COLLECTED MATERIAL ▸
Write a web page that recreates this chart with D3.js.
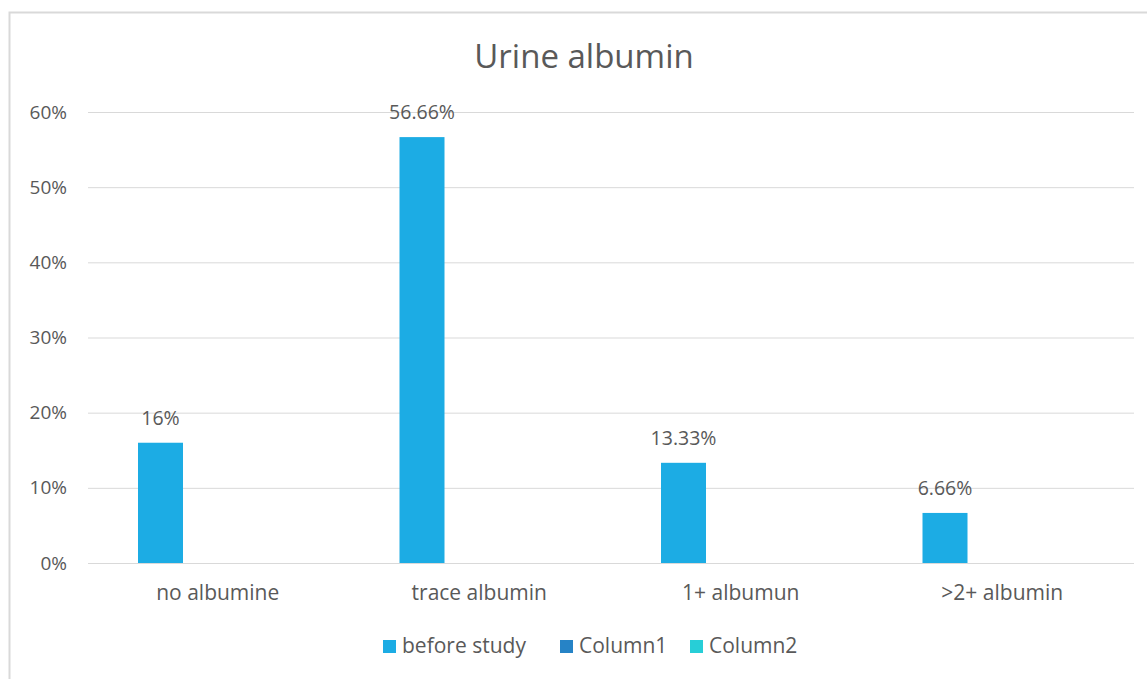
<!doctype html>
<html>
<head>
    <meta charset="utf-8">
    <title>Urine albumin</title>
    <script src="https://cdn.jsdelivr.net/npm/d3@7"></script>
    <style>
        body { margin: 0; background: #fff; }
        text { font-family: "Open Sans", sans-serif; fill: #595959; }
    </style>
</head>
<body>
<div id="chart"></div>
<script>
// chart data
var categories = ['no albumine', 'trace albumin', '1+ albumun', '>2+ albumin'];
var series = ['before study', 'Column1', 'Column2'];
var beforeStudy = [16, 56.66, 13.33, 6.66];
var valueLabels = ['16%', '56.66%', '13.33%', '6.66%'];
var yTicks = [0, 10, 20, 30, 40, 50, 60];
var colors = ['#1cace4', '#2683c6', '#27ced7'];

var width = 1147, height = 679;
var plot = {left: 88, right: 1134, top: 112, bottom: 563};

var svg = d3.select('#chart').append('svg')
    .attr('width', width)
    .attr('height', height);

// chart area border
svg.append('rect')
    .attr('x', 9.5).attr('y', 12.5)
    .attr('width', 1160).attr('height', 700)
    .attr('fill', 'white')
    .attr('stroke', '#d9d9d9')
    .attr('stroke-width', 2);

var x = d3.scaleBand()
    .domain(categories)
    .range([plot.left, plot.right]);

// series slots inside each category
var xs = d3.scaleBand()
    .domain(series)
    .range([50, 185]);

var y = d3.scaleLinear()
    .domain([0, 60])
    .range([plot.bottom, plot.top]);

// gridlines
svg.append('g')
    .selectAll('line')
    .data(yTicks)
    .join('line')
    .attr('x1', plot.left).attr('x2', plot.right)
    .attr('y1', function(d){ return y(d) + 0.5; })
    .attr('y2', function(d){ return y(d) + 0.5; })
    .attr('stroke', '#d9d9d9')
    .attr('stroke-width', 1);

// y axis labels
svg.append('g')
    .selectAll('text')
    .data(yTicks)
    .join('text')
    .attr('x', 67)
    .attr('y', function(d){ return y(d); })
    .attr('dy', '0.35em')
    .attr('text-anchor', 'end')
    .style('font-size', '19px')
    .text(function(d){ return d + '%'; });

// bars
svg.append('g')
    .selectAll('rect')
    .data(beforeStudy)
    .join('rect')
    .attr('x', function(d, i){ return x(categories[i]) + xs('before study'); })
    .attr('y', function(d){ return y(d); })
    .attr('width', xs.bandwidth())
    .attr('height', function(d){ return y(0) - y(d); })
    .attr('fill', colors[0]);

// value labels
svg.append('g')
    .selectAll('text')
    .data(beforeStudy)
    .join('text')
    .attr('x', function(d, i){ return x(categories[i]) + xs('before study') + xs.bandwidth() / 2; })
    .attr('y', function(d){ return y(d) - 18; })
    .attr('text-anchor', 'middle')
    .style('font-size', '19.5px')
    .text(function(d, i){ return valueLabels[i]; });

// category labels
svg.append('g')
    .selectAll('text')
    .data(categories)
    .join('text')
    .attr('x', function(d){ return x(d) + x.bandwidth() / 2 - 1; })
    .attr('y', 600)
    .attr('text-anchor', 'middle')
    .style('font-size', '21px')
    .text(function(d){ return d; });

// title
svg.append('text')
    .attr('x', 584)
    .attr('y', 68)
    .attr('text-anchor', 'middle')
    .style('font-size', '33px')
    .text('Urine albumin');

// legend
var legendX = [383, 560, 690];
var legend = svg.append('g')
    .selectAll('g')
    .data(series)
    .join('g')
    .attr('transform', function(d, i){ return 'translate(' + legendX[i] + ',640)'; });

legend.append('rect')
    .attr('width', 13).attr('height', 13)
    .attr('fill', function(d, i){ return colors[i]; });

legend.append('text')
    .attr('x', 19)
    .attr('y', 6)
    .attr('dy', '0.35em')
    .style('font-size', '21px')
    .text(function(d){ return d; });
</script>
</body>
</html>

GIVEN INSTRUCTION ▸ Transcribe the whole listing, character for character, but not its images.

SOLUTION TO THE PROBLEM ▸
Write a web page that recreates this chart with D3.js.
<!doctype html>
<html>
<head>
    <meta charset="utf-8">
    <title>Urine albumin</title>
    <script src="https://cdn.jsdelivr.net/npm/d3@7"></script>
    <style>
        body { margin: 0; background: #fff; }
        text { font-family: "Open Sans", sans-serif; fill: #595959; }
    </style>
</head>
<body>
<div id="chart"></div>
<script>
// chart data
var categories = ['no albumine', 'trace albumin', '1+ albumun', '>2+ albumin'];
var series = ['before study', 'Column1', 'Column2'];
var beforeStudy = [16, 56.66, 13.33, 6.66];
var valueLabels = ['16%', '56.66%', '13.33%', '6.66%'];
var yTicks = [0, 10, 20, 30, 40, 50, 60];
var colors = ['#1cace4', '#2683c6', '#27ced7'];

var width = 1147, height = 679;
var plot = {left: 88, right: 1134, top: 112, bottom: 563};

var svg = d3.select('#chart').append('svg')
    .attr('width', width)
    .attr('height', height);

// chart area border
svg.append('rect')
    .attr('x', 9.5).attr('y', 12.5)
    .attr('width', 1160).attr('height', 700)
    .attr('fill', 'white')
    .attr('stroke', '#d9d9d9')
    .attr('stroke-width', 2);

var x = d3.scaleBand()
    .domain(categories)
    .range([plot.left, plot.right]);

// series slots inside each category
var xs = d3.scaleBand()
    .domain(series)
    .range([50, 185]);

var y = d3.scaleLinear()
    .domain([0, 60])
    .range([plot.bottom, plot.top]);

// gridlines
svg.append('g')
    .selectAll('line')
    .data(yTicks)
    .join('line')
    .attr('x1', plot.left).attr('x2', plot.right)
    .attr('y1', function(d){ return y(d) + 0.5; })
    .attr('y2', function(d){ return y(d) + 0.5; })
    .attr('stroke', '#d9d9d9')
    .attr('stroke-width', 1);

// y axis labels
svg.append('g')
    .selectAll('text')
    .data(yTicks)
    .join('text')
    .attr('x', 67)
    .attr('y', function(d){ return y(d); })
    .attr('dy', '0.35em')
    .attr('text-anchor', 'end')
    .style('font-size', '19px')
    .text(function(d){ return d + '%'; });

// bars
svg.append('g')
    .selectAll('rect')
    .data(beforeStudy)
    .join('rect')
    .attr('x', function(d, i){ return x(categories[i]) + xs('before study'); })
    .attr('y', function(d){ return y(d); })
    .attr('width', xs.bandwidth())
    .attr('height', function(d){ return y(0) - y(d); })
    .attr('fill', colors[0]);

// value labels
svg.append('g')
    .selectAll('text')
    .data(beforeStudy)
    .join('text')
    .attr('x', function(d, i){ return x(categories[i]) + xs('before study') + xs.bandwidth() / 2; })
    .attr('y', function(d){ return y(d) - 18; })
    .attr('text-anchor', 'middle')
    .style('font-size', '19.5px')
    .text(function(d, i){ return valueLabels[i]; });

// category labels
svg.append('g')
    .selectAll('text')
    .data(categories)
    .join('text')
    .attr('x', function(d){ return x(d) + x.bandwidth() / 2 - 1; })
    .attr('y', 600)
    .attr('text-anchor', 'middle')
    .style('font-size', '21px')
    .text(function(d){ return d; });

// title
svg.append('text')
    .attr('x', 584)
    .attr('y', 68)
    .attr('text-anchor', 'middle')
    .style('font-size', '33px')
    .text('Urine albumin');

// legend
var legendX = [383, 560, 690];
var legend = svg.append('g')
    .selectAll('g')
    .data(series)
    .join('g')
    .attr('transform', function(d, i){ return 'translate(' + legendX[i] + ',640)'; });

legend.append('rect')
    .attr('width', 13).attr('height', 13)
    .attr('fill', function(d, i){ return colors[i]; });

legend.append('text')
    .attr('x', 19)
    .attr('y', 6)
    .attr('dy', '0.35em')
    .style('font-size', '21px')
    .text(function(d){ return d; });
</script>
</body>
</html>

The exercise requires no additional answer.